- **TASK DETAILS**
Below are records; reproduce exactly the lines from the one that has "Give me the matplotlib source for this chart." through the one that has "BLUE = '#1A55E6'", ends included, and nothing more.

- **MATERIAL PROVIDED**
────────────────────
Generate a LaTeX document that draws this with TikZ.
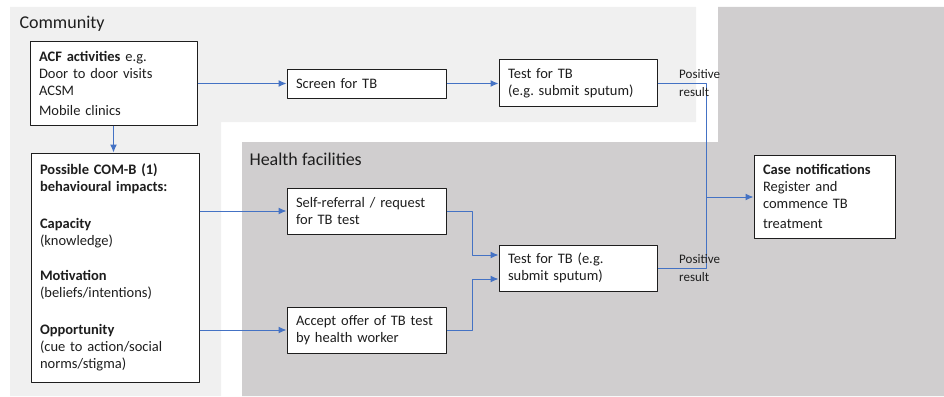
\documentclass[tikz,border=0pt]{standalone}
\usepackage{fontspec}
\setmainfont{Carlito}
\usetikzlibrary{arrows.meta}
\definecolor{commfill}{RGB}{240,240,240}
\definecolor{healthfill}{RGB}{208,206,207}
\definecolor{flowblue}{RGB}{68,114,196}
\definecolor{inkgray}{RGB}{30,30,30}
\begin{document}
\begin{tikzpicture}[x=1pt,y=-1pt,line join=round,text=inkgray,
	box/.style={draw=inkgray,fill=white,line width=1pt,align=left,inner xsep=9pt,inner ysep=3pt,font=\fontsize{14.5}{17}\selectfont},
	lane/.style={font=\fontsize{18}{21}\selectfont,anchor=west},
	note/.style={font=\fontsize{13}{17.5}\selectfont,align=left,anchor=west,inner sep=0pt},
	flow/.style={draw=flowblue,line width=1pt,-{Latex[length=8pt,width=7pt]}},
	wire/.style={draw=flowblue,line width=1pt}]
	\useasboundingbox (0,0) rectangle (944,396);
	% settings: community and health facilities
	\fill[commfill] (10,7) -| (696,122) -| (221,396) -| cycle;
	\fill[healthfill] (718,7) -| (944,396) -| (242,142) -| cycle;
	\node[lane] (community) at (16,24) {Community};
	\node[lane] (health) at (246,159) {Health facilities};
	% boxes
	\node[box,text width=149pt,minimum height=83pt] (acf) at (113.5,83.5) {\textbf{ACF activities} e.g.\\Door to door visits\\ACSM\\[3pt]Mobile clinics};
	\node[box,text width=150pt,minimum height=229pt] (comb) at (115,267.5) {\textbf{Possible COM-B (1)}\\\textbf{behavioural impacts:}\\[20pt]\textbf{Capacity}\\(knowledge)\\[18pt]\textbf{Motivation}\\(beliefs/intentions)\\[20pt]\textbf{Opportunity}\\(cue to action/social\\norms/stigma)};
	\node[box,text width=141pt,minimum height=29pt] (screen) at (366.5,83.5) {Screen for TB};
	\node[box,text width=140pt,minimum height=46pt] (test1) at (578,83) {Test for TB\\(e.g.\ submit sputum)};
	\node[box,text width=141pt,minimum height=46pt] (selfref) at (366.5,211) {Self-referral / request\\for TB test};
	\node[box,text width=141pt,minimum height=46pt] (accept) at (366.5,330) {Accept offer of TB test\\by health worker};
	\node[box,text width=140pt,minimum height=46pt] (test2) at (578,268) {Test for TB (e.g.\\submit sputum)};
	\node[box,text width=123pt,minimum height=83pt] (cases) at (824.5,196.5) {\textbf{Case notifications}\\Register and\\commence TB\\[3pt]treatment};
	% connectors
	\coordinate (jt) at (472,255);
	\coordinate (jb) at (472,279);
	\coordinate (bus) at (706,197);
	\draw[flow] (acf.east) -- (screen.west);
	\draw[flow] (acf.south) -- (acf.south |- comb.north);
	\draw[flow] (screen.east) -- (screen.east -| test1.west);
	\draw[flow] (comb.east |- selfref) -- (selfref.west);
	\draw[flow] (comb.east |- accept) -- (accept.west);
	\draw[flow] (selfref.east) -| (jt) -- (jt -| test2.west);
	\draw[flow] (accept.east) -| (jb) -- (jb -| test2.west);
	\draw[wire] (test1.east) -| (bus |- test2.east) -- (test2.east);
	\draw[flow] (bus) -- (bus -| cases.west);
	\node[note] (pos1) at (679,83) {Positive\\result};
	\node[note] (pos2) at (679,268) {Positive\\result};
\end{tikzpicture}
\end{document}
────────────────────
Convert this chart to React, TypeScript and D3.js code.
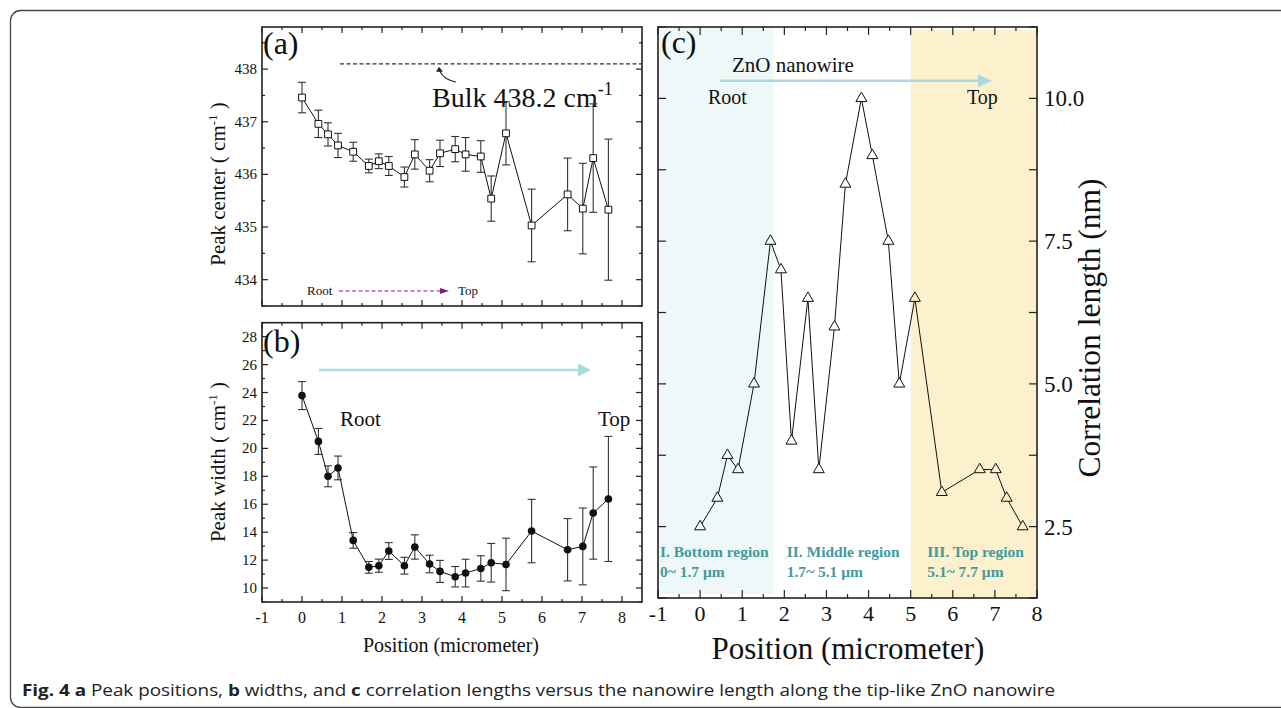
────────────────────
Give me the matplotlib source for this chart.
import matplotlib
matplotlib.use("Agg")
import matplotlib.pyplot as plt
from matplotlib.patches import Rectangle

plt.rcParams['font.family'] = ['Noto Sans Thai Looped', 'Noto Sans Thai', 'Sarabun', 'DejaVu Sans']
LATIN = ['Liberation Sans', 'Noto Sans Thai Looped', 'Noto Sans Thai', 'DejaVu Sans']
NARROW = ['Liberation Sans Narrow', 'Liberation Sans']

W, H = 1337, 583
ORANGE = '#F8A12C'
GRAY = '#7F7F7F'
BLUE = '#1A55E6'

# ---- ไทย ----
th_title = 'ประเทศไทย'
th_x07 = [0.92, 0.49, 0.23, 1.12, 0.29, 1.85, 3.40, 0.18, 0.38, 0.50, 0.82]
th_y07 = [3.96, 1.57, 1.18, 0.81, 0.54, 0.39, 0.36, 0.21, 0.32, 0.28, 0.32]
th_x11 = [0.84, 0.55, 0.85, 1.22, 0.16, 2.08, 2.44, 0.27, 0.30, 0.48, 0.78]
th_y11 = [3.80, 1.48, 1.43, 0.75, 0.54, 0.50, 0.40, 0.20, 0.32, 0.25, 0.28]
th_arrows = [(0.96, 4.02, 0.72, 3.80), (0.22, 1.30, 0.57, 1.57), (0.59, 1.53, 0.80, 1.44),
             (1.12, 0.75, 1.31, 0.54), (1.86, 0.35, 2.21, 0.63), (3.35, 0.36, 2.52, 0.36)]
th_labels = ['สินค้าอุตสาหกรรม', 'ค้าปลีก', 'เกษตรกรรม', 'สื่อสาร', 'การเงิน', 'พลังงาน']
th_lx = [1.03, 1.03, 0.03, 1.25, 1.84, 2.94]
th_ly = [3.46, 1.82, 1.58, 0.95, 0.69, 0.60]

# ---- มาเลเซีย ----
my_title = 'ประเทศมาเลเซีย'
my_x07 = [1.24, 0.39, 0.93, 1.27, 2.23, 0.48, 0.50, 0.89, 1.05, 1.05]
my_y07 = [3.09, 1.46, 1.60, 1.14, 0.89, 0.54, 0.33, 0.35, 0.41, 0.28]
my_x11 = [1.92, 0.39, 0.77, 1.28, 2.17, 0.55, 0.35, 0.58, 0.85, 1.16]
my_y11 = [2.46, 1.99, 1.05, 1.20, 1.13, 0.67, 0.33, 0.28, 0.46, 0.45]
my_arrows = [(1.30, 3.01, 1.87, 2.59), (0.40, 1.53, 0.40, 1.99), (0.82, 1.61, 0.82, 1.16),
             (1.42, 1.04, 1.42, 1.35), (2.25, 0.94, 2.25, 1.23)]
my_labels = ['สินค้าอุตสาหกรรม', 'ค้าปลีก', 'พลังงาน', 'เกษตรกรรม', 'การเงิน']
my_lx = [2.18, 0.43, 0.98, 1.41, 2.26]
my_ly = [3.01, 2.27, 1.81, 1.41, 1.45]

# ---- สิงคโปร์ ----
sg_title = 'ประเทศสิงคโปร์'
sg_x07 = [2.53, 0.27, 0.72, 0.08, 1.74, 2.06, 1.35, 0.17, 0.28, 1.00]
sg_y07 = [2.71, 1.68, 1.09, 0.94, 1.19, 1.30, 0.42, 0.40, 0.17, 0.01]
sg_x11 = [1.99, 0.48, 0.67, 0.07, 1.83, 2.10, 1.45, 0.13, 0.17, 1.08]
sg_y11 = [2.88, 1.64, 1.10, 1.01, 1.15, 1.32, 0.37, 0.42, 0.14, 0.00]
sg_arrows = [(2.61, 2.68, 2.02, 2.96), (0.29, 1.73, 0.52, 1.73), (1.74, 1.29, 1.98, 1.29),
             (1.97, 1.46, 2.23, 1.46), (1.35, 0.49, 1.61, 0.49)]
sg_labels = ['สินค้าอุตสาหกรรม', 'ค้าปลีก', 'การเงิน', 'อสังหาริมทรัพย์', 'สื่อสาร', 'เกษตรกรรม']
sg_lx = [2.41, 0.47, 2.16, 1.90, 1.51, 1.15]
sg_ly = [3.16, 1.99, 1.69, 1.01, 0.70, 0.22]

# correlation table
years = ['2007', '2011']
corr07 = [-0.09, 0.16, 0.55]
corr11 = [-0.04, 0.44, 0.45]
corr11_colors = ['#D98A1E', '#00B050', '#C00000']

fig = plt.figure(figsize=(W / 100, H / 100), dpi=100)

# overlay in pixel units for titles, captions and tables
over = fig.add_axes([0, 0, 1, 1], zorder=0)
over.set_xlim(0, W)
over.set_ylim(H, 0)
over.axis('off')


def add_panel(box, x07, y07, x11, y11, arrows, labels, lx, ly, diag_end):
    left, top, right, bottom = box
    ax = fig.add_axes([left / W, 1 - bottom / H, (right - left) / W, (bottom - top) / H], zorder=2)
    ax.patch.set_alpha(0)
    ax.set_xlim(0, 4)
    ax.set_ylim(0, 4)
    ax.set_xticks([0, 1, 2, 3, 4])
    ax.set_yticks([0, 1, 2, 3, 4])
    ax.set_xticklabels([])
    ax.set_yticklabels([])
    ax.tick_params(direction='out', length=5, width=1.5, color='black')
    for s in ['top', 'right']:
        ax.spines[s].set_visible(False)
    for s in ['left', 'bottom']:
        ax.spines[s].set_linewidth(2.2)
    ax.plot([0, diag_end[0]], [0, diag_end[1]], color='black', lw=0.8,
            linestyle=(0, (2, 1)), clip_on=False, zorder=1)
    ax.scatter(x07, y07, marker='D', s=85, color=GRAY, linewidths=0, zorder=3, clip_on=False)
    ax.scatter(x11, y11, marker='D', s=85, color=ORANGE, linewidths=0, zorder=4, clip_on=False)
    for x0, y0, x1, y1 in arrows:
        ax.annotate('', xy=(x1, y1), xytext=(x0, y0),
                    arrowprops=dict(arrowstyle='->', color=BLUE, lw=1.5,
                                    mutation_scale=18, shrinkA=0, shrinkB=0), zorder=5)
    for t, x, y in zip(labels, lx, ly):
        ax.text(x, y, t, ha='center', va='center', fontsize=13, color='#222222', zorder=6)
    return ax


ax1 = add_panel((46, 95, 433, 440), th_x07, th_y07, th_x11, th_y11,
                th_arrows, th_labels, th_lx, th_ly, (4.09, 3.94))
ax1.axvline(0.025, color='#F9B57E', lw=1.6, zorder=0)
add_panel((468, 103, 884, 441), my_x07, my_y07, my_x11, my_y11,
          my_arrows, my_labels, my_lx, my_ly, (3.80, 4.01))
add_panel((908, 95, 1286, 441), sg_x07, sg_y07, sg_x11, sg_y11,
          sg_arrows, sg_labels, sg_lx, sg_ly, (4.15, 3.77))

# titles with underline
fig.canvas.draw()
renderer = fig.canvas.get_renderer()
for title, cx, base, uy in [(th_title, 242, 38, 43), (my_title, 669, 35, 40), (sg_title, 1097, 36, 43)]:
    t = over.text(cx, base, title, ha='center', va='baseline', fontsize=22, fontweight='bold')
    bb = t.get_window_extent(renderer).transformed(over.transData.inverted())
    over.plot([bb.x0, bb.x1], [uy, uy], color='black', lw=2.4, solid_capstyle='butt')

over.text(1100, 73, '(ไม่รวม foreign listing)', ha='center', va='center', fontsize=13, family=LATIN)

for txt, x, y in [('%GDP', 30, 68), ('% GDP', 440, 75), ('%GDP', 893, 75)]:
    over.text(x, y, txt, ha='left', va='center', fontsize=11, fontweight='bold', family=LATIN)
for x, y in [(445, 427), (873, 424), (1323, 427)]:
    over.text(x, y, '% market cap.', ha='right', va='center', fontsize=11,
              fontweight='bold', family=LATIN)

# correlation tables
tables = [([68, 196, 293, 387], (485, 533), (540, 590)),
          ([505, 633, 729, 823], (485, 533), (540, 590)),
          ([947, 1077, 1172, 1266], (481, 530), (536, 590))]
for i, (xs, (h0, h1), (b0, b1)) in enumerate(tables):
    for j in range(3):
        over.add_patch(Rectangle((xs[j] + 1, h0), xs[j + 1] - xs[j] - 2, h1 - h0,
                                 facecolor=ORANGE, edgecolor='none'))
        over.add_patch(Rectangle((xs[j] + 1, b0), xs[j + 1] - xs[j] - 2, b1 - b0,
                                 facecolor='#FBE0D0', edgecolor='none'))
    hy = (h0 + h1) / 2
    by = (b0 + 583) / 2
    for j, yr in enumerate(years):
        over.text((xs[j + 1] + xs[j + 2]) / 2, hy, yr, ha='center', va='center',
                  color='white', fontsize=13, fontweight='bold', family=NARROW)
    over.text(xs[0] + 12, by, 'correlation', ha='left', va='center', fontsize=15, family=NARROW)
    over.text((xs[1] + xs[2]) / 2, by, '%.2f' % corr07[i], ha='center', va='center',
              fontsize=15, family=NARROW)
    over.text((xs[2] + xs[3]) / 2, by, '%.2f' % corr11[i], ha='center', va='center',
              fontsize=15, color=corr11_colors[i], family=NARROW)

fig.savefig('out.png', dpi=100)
────────────────────
- **TASK ANSWER**
Give me the matplotlib source for this chart.
import matplotlib
matplotlib.use("Agg")
import matplotlib.pyplot as plt
from matplotlib.patches import Rectangle

plt.rcParams['font.family'] = ['Noto Sans Thai Looped', 'Noto Sans Thai', 'Sarabun', 'DejaVu Sans']
LATIN = ['Liberation Sans', 'Noto Sans Thai Looped', 'Noto Sans Thai', 'DejaVu Sans']
NARROW = ['Liberation Sans Narrow', 'Liberation Sans']

W, H = 1337, 583
ORANGE = '#F8A12C'
GRAY = '#7F7F7F'
BLUE = '#1A55E6'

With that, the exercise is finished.